**Exercise instructions:** Only lines with the string "this" matter here; gather them from the material below.

**Stored data:**
__________

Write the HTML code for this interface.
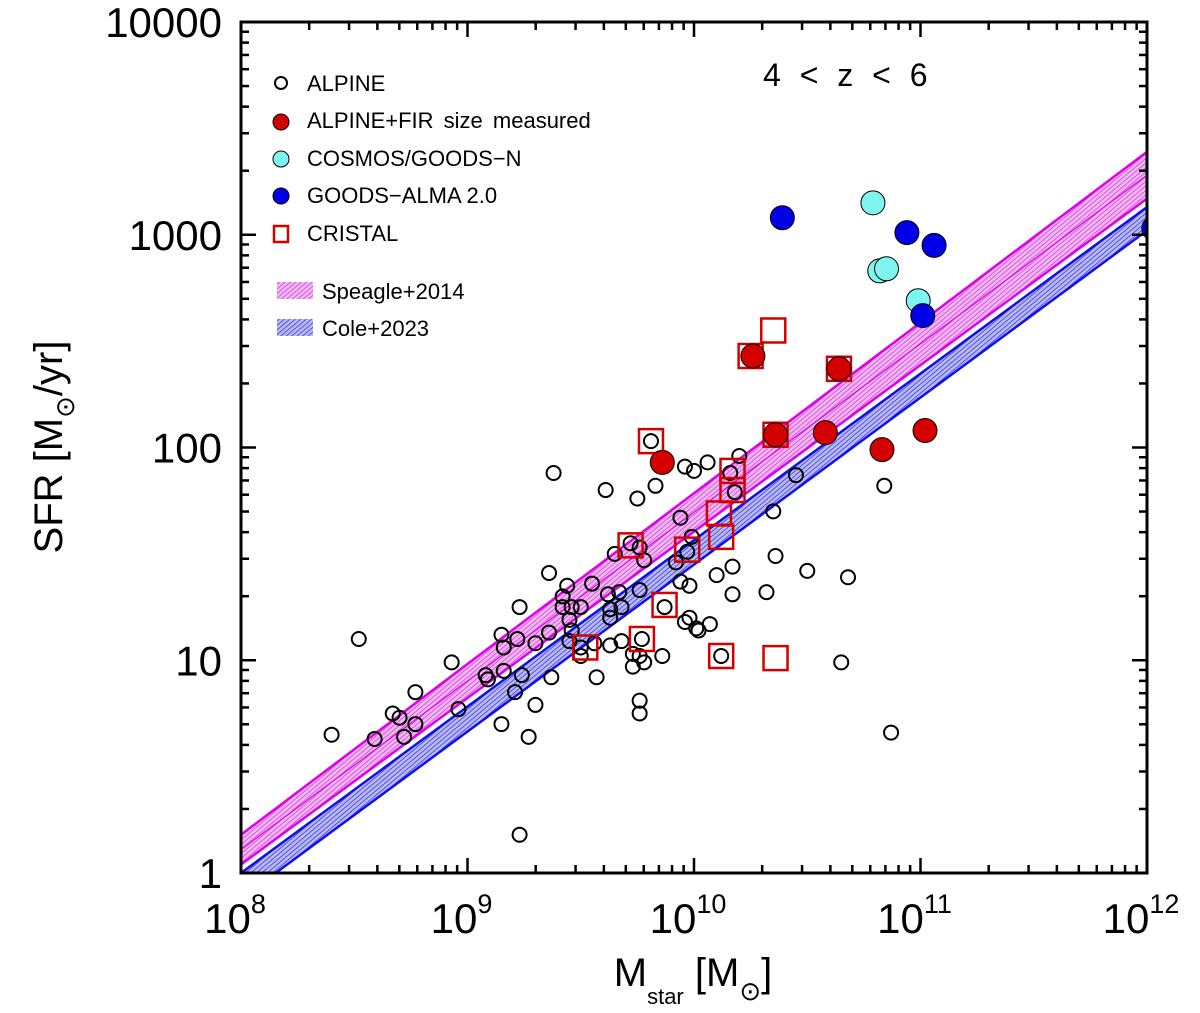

__________

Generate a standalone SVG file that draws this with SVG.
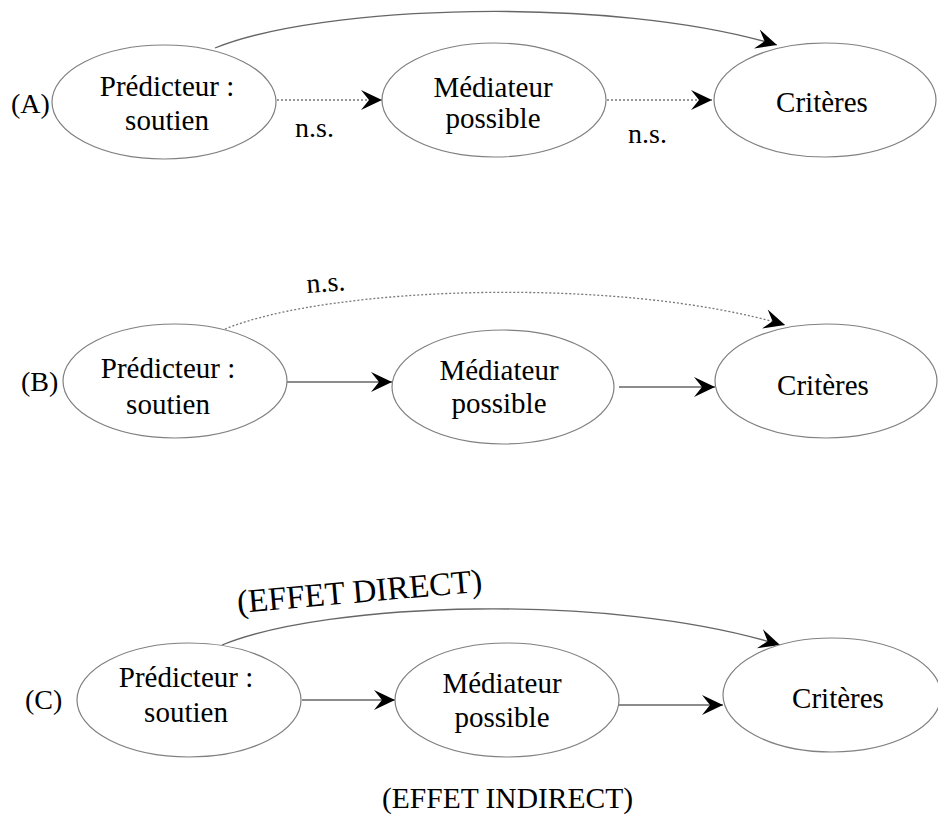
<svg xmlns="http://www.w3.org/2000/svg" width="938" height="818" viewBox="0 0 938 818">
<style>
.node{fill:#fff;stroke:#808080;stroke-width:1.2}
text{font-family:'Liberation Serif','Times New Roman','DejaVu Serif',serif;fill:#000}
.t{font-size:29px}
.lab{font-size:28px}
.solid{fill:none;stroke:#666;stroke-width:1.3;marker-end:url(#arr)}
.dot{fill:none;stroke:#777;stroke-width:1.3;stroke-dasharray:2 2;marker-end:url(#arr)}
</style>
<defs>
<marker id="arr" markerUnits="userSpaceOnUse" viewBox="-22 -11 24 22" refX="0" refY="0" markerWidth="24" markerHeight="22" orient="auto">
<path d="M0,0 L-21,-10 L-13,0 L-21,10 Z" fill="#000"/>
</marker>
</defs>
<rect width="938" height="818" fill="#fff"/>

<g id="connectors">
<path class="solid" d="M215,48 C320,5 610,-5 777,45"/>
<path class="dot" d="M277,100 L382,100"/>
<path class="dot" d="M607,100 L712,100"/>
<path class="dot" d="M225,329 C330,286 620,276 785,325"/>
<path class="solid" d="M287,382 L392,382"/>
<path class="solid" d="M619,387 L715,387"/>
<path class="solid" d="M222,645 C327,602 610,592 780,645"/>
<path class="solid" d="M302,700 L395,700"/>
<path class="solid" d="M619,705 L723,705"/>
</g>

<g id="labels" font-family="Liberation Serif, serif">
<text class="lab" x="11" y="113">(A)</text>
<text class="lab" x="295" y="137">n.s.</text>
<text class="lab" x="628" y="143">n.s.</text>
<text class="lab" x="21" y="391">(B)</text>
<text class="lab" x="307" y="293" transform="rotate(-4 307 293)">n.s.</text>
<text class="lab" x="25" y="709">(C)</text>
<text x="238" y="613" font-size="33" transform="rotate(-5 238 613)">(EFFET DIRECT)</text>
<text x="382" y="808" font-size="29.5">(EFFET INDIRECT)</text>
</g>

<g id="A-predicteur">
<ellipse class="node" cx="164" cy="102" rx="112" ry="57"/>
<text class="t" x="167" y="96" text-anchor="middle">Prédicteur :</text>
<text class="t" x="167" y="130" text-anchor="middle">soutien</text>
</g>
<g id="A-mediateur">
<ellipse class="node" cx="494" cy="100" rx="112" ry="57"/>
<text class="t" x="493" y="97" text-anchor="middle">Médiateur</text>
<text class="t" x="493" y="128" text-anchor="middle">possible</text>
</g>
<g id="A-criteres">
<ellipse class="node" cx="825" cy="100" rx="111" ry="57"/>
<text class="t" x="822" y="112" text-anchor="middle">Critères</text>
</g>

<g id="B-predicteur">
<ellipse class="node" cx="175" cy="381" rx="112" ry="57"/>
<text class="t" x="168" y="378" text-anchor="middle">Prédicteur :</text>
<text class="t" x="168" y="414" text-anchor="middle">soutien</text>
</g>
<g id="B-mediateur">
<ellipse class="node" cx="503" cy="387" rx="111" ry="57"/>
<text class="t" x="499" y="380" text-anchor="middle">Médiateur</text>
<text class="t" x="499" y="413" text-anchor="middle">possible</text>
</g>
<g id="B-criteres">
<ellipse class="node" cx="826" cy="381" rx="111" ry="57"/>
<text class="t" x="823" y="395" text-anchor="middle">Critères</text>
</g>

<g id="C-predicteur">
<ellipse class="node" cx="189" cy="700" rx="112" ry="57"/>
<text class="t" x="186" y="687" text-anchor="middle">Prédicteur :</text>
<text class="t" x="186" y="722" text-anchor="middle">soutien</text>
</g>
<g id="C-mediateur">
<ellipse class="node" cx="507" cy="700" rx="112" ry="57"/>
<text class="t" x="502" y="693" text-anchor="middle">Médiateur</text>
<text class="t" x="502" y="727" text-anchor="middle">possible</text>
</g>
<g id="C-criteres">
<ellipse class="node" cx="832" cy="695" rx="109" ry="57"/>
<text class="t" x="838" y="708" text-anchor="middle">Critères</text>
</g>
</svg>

__________

**Solved problem:**
Write the HTML code for this interface.
Generate a standalone SVG file that draws this with SVG.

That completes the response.